In a disturbing trend that can have a chilling effect on free speech, law enforcement agencies around the country are seeking wide-ranging information about the social networking activity of political activists. The San Francisco District Attorney recently issued subpoenas to Twitter for tweets by two political protesters, Lauren Smith and Robert Donohoe, who had been charged with rioting and unlawful assembly during a Columbus Day demonstration last year. They had been active on Twitter but disabled their accounts after the protest.
The ACLU and EFF filed a brief in support of the protesters’ motion to quash the subpoenas. The ACLU/EFF brief explains that the subpoenas are woefully overbroad and violate the First and Fourth Amendments.
Good news: after we filed our brief, the San Francisco DA agreed to withdraw the subpoenas. Government surveillance of what we say—even when we say it in a public setting like Twitter but then decide to delete it—can have a chilling effect on speech. Saying something to a friend or neighbor is a very different thing than having one’s opinions and views recorded in a government file.
California voters added a privacy clause to the state constitution in 1972 to guard against exactly these kinds of “information-amassing practices.” And under the First Amendment, when the government seeks disclosure of sensitive information about what we think and believe, it must have a very good reason and must narrowly tailor the information request to that reason.
But the subpoenas at issue here were nothing more than a fishing expedition, seeking all sorts of information having no connection to the alleged crimes. The DA sought not only tweets by Smith and Donohoe, but also all tweets about them written by other Twitter users over a ten-month range, as well as the list of all Twitter users who followed them, thus potentially sweeping in information about untold numbers of Twitter users who had no connection to the protest or alleged crimes.
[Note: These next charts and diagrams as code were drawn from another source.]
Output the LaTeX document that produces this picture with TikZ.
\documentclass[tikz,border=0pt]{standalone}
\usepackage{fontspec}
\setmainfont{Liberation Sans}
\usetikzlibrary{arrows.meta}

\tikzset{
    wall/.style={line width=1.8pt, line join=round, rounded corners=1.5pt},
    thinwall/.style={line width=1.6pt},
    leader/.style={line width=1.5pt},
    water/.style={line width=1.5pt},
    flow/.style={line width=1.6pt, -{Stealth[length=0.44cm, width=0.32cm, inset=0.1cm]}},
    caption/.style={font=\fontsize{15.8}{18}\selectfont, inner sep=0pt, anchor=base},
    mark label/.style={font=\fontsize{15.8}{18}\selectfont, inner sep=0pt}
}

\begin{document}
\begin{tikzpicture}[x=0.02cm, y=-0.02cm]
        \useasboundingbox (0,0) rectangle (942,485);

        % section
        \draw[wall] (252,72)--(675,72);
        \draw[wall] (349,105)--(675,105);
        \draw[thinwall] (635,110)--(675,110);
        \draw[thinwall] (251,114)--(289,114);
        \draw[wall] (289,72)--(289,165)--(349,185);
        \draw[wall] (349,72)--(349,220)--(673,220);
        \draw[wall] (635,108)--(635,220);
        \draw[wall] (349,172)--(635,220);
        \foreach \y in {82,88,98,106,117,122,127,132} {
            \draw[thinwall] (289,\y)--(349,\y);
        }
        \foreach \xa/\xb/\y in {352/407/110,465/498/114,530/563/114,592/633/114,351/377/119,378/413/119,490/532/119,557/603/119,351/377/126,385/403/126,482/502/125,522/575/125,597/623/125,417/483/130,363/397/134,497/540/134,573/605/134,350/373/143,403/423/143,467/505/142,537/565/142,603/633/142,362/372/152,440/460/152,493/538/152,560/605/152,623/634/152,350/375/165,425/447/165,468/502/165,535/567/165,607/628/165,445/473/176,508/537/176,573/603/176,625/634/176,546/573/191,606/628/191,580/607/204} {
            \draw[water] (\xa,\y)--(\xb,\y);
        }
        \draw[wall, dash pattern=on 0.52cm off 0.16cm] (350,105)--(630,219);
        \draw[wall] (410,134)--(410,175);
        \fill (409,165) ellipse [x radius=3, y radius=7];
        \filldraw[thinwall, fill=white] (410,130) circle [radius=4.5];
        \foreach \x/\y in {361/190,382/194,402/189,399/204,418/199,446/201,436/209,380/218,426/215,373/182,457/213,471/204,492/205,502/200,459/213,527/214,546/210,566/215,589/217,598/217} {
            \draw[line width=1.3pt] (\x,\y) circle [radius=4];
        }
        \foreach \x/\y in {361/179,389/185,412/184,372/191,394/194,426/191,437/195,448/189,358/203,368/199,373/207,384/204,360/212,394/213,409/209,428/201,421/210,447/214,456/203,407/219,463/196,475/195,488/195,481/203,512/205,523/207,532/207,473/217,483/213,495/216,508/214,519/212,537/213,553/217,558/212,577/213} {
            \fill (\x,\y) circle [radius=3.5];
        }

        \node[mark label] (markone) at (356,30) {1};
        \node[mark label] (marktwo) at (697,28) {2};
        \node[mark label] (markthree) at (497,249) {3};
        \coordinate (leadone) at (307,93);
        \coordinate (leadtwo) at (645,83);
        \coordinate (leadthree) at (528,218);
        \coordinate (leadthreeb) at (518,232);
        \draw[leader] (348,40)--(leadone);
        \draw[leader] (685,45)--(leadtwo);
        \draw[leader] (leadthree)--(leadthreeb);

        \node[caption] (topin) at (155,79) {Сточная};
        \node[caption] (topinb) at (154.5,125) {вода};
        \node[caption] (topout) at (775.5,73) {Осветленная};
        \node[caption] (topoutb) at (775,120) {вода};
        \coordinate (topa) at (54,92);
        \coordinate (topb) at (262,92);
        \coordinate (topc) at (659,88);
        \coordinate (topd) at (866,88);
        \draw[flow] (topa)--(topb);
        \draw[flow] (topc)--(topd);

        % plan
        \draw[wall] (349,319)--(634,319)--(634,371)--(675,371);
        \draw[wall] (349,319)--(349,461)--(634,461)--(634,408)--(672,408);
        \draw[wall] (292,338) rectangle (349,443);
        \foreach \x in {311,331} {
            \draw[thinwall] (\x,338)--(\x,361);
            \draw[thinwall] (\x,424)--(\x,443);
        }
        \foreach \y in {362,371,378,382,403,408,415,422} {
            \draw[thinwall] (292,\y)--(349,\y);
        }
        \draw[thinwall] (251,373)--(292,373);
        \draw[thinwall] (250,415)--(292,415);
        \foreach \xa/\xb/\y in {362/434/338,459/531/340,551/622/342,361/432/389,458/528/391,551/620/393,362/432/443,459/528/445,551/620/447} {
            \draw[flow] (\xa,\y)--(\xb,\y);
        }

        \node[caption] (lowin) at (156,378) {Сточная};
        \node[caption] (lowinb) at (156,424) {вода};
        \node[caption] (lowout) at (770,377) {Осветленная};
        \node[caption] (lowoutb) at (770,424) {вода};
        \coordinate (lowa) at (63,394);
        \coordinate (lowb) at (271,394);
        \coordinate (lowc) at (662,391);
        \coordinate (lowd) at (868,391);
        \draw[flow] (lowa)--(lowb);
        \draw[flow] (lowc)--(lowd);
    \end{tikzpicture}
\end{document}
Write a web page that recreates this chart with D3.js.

The subpoenas even sought tweets on topics unrelated to the protest. The subpoenas were broadly worded to include private Direct Messages and tweets from accounts that may have been protected from public view, which also raises Fourth Amendment privacy concerns.
A district attorney’s decision to prosecute is not an invitation for the government to engage in intrusive fishing expeditions into a criminal defendant’s beliefs and interests, let alone the beliefs and interests of third parties who simply re-tweeted. By issuing the subpoenas, the San Francisco DA sent an intimidating message to protesters everywhere. If protesters know that the government might use an arrest as an opportunity to seize almost a year’s worth of communications, what is a protester to do? Stop protesting, or stop tweeting? The Constitution gives us a right to do both. Hopefully, the SF DA’s decision to drop the subpoenas will serve as a reminder for other prosecutors around the country that we don’t have to give up one right to exercise the other.